◆ Objective
Drop every picture, then transcribe the remaining data exactly.

◆ Material provided
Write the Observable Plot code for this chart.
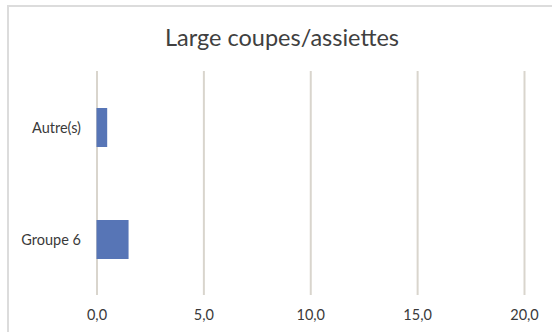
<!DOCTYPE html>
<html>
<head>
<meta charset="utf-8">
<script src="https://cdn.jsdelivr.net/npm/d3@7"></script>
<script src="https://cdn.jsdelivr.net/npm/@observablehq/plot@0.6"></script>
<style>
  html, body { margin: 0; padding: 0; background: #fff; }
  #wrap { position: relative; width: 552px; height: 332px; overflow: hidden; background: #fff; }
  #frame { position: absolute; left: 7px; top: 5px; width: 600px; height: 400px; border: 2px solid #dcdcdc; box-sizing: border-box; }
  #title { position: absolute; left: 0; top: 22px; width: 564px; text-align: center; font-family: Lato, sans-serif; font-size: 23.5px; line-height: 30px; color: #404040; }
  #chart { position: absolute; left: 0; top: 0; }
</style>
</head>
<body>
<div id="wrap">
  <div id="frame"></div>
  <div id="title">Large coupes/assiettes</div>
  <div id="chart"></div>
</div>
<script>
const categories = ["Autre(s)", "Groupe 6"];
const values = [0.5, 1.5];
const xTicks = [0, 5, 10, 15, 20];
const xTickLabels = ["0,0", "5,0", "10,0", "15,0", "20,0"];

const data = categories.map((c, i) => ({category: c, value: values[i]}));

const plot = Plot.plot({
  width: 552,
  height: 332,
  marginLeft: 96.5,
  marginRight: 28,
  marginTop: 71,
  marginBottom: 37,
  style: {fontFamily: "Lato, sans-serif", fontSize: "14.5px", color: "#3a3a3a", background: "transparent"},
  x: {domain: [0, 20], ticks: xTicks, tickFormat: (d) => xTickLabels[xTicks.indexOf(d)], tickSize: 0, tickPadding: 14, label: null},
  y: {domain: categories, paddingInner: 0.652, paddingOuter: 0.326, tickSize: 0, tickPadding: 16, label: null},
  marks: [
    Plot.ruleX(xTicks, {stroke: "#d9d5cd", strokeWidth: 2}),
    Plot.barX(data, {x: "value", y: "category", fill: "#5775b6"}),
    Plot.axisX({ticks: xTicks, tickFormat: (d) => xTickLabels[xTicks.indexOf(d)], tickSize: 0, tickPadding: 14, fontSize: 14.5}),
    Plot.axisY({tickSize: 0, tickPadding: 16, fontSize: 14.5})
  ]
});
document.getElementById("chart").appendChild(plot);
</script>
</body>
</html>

◆ Answer to the task
Write the Observable Plot code for this chart.
<!DOCTYPE html>
<html>
<head>
<meta charset="utf-8">
<script src="https://cdn.jsdelivr.net/npm/d3@7"></script>
<script src="https://cdn.jsdelivr.net/npm/@observablehq/plot@0.6"></script>
<style>
  html, body { margin: 0; padding: 0; background: #fff; }
  #wrap { position: relative; width: 552px; height: 332px; overflow: hidden; background: #fff; }
  #frame { position: absolute; left: 7px; top: 5px; width: 600px; height: 400px; border: 2px solid #dcdcdc; box-sizing: border-box; }
  #title { position: absolute; left: 0; top: 22px; width: 564px; text-align: center; font-family: Lato, sans-serif; font-size: 23.5px; line-height: 30px; color: #404040; }
  #chart { position: absolute; left: 0; top: 0; }
</style>
</head>
<body>
<div id="wrap">
  <div id="frame"></div>
  <div id="title">Large coupes/assiettes</div>
  <div id="chart"></div>
</div>
<script>
const categories = ["Autre(s)", "Groupe 6"];
const values = [0.5, 1.5];
const xTicks = [0, 5, 10, 15, 20];
const xTickLabels = ["0,0", "5,0", "10,0", "15,0", "20,0"];

const data = categories.map((c, i) => ({category: c, value: values[i]}));

const plot = Plot.plot({
  width: 552,
  height: 332,
  marginLeft: 96.5,
  marginRight: 28,
  marginTop: 71,
  marginBottom: 37,
  style: {fontFamily: "Lato, sans-serif", fontSize: "14.5px", color: "#3a3a3a", background: "transparent"},
  x: {domain: [0, 20], ticks: xTicks, tickFormat: (d) => xTickLabels[xTicks.indexOf(d)], tickSize: 0, tickPadding: 14, label: null},
  y: {domain: categories, paddingInner: 0.652, paddingOuter: 0.326, tickSize: 0, tickPadding: 16, label: null},
  marks: [
    Plot.ruleX(xTicks, {stroke: "#d9d5cd", strokeWidth: 2}),
    Plot.barX(data, {x: "value", y: "category", fill: "#5775b6"}),
    Plot.axisX({ticks: xTicks, tickFormat: (d) => xTickLabels[xTicks.indexOf(d)], tickSize: 0, tickPadding: 14, fontSize: 14.5}),
    Plot.axisY({tickSize: 0, tickPadding: 16, fontSize: 14.5})
  ]
});
document.getElementById("chart").appendChild(plot);
</script>
</body>
</html>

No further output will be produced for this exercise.